The purpose of the study is to show the correlation betwee the number of fish in the pool at a given location and the number of fish in the riffle at that same location.
There is no reason to plot location—location is just a label, and there is no reason to think that these labels are arbitrary. Nothing about location answers our question, which is “in each location are there more fish in the pools or in the riffles”. We could plot histograms for each variable—pool and riffle, but the trouble is we are interested in how they relate to each other. What does it mean that there are 4 fish in the pool? It means one thing if there are 2 fish in the riffle in the same location and it means and entirely different thing that there are 8 fish in the riffle.

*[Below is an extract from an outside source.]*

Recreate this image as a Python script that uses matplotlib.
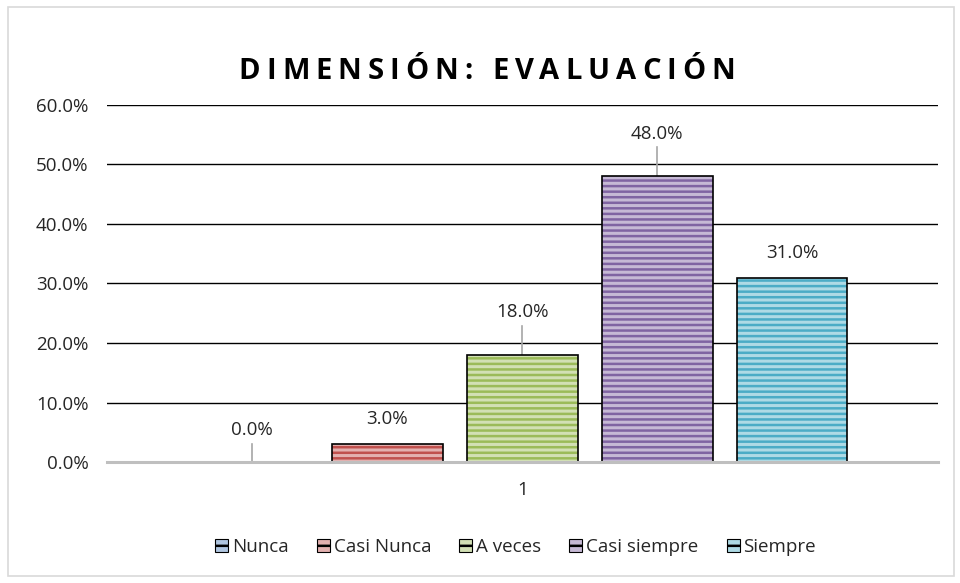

I suggest a scatterplot with pool and riffle. To interpret the plot, superimpose the line where pool=riffle or y=x (slope 1, intercept 0). On one side of the line there are more fish in the pool and on the other there are more fish in the riffle.
Here is how you do it:
ggplot(data=fish, mapping=aes(x=riffle, y=pool)) + geom_point() + geom_abline(slope=1, intercept=0) + annotate("text", x=1.25, y=4, label="More in Pool") + annotate("text", x=3.5, y=2, label="More in Riffle")
The plot suggests that there are more fish in the pool than in the riffle. In addition, it proves that there is really no strong linear correlation between the two. It is uncorrelated because of how widely spread the data set is.
The populations for this question are the fish in the pool and the fish in the riffle. The mean of the riffle population is equal to the mean of the pool population.
The mean of the riffle population with be greater than that of the pool population.
For this data, we will be finding the results of a t. test.
For this data, we will choose two samples: the pool and the riffle.
gg <- ggplot(data=fish)
gg+geom_qq(mapping=aes(sample=fish$pool))
gg+geom_qq(mapping=aes(sample=fish$riffle))
Use the traditional level of significance: .05.
This is a paired problem. Each x is paired with a single y. This was not the case with the sleep data set where there was no pairing between the Unrest subjects and the Deprived subjects. Because of this we do the t.test a little differently. Specifically we do a paired t.test.
t.test(fish$pool, fish$riffle, paired=TRUE)
##
## Paired t-test
##
## data: fish$pool and fish$riffle
## t = 4.5826, df = 14, p-value = 0.0004264
## alternative hypothesis: true difference in means is not equal to 0
## 95 percent confidence interval:
## 1.170332 3.229668
## sample estimates:
## mean of the differences
## 2.2
In this case, the p-value is less than the level of significance. This means that we reject the null hypothesis as the means are not equal.
The confidence interval is 1.170332 to 3.229668, which is a 95% confidence interval. Since it does not include zero, the means cannot be the same.
Based on the samples, we can tell that there are more fish in the pool than there is in the riffle - 2.2 x more, to be exact.
Even though the mean populations are not the same, we have evidence that there are more fish in the pool than in the riffle.